La tormentata vicenda editoriale

Il lavoro ebbe una circolazione semiclandestina o comunque interna alla cerchia filosofico-politica dell'Accademia degli Incogniti, cui Rocco apparteneva, e quindi degli ultimi esponenti del Libertinismo filosofico italiano.

L'indicazione dell'autore, sul frontespizio come "D.P.A." era giocata in modo da poter essere interpretata come "Divini Petri Aretini" ("del divino Pietro Aretino"), mentre in realtà nascondeva la molto più pedestre indicazione "Di Padre Antonio".
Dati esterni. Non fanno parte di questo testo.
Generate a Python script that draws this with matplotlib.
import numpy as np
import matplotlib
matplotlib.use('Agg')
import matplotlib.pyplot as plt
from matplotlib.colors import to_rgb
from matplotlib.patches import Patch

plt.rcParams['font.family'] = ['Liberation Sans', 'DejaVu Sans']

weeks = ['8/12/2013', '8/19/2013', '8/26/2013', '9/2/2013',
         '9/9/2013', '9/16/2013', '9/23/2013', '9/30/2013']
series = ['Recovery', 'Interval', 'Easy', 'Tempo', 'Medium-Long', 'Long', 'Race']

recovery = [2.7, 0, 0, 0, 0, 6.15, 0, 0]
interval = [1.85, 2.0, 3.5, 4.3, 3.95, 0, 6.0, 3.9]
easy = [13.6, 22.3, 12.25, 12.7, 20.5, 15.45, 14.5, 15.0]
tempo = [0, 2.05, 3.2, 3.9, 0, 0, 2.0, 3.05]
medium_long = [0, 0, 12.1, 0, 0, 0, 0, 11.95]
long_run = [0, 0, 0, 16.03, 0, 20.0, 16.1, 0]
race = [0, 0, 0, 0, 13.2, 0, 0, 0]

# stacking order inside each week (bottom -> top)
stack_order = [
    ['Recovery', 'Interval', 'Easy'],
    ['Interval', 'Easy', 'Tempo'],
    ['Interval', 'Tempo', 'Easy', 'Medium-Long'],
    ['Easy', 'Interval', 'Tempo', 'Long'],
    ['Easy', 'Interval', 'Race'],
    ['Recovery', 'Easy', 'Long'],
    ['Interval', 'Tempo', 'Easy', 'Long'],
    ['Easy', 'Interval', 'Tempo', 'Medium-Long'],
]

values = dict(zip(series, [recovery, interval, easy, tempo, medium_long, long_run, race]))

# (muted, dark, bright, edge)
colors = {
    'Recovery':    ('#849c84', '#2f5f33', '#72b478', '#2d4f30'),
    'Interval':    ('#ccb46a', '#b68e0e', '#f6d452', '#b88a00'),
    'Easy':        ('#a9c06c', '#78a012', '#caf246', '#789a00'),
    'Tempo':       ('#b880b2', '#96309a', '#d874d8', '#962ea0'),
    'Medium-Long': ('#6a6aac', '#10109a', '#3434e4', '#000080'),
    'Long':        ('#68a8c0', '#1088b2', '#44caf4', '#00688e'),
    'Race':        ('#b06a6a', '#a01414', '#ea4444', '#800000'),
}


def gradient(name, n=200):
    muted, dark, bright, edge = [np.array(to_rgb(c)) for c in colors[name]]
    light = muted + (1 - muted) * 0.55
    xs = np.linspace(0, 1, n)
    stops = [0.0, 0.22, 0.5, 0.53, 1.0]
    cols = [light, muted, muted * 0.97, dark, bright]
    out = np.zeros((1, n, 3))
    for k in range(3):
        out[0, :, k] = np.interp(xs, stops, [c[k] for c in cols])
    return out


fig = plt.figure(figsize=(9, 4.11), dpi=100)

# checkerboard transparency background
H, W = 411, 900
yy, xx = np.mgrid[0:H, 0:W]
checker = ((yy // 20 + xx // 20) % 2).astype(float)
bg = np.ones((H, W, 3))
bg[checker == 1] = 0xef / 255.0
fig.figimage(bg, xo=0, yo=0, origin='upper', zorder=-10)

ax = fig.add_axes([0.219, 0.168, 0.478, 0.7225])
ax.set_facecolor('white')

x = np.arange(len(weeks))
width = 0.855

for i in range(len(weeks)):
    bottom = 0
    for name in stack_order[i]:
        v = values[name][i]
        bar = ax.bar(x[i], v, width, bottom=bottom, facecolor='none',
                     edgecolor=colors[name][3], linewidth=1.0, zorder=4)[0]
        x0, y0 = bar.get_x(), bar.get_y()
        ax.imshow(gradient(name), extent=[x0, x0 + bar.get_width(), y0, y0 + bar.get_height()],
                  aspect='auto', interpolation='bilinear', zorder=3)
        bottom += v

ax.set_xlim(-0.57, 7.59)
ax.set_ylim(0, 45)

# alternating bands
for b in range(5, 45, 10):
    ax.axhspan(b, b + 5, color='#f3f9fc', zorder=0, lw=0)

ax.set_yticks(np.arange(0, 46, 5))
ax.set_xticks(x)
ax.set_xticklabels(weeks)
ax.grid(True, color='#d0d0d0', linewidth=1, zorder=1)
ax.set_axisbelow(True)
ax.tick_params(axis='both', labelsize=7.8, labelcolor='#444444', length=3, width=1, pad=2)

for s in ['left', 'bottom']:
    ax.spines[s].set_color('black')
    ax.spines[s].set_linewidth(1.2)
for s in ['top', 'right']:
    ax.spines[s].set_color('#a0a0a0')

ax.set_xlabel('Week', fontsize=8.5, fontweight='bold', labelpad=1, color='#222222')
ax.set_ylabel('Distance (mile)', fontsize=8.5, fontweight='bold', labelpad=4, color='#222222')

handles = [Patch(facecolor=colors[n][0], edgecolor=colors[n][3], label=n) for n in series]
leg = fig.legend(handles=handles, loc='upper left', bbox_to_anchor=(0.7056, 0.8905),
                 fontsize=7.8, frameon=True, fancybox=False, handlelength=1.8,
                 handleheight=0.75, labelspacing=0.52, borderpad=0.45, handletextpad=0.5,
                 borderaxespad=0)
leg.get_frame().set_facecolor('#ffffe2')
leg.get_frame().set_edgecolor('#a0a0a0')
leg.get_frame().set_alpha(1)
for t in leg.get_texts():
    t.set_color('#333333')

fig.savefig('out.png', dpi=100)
L'opera fu così inizialmente creduta dell'Aretino (salvo ovviamente nella cerchia in cui era nato) poi, nel 1850 un opuscolo per bibliofili di Giambattista Baseggio, stampato in soli 16 esemplari, in base a dati stilistici e argomentativi riconosceva correttamente l'appartenenza dell'opera alla cerchia libertina dell'Accademia degli Incogniti, proponendo (stavolta a torto) come autore Ferrante Pallavicino, lo scrittore più celebre della cerchia in quanto aveva pagato con la vita i suoi attacchi alla morale cattolica e alla religione.

Per molti decenni questo libriccino venne così creduto e citato come opera del Pallavicini, anche dopo che nel 1890 Achille Neri aveva rivelato che era stato scritto da Antonio Rocco, dimostrandolo definitivamente grazie ad una lettera inedita di Francesco Loredàn, uno degli esponenti di spicco dell'Accademia degli Incogniti (che si riuniva nel suo palazzo), che conosceva bene il Rocco, e che oggi si ritiene possa addirittura essere stato il primo editore.
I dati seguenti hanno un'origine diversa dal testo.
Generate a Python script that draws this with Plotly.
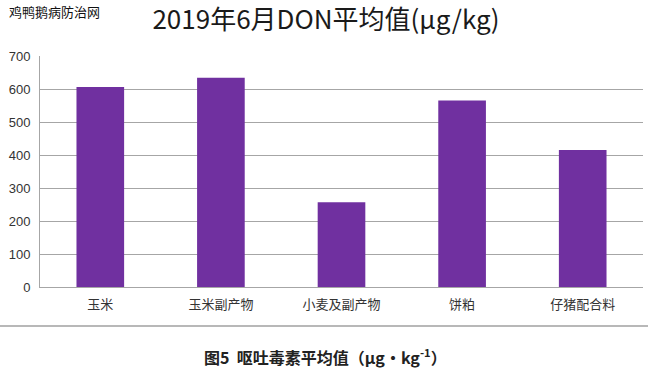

Messo all'Indice dei libri proibiti, epurato per il suo contenuto "scandaloso", in epoca moderna (quando attrasse l'attenzione dei bibliofili e degli eruditi) ne sopravvivevano solo 10 copie in tutto il mondo.

Nel 1882 il lavoro riapparve per l'editore Jules Gay di Parigi, in sole cento copie, che furono in gran parte sequestrate e distrutte.

Tale vicenda ha fatto a lungo di tale libriccino una delle opere a stampa più rare e ricercate.

A sollecitare la ristampa e a preoccupare le autorità non era più, ormai, il contenuto filosofico e anti-religioso, bensì quello erotico. Si noti però che il libretto non indulge nella descrizione di atti sessuali, limitandosi ad argomentare sui motivi per cui il rapporto fra persone dello stesso sesso non possa essere considerato "contro natura" e sia anzi raccomandabile.

Nel 1988 ne ha infine curato un'edizione critica la studiosa Laura Coci, che aveva identificato negli originali superstiti due diverse edizioni del testo.

Da tale riedizione hanno preso il via anche alcune traduzioni moderne in lingua straniera.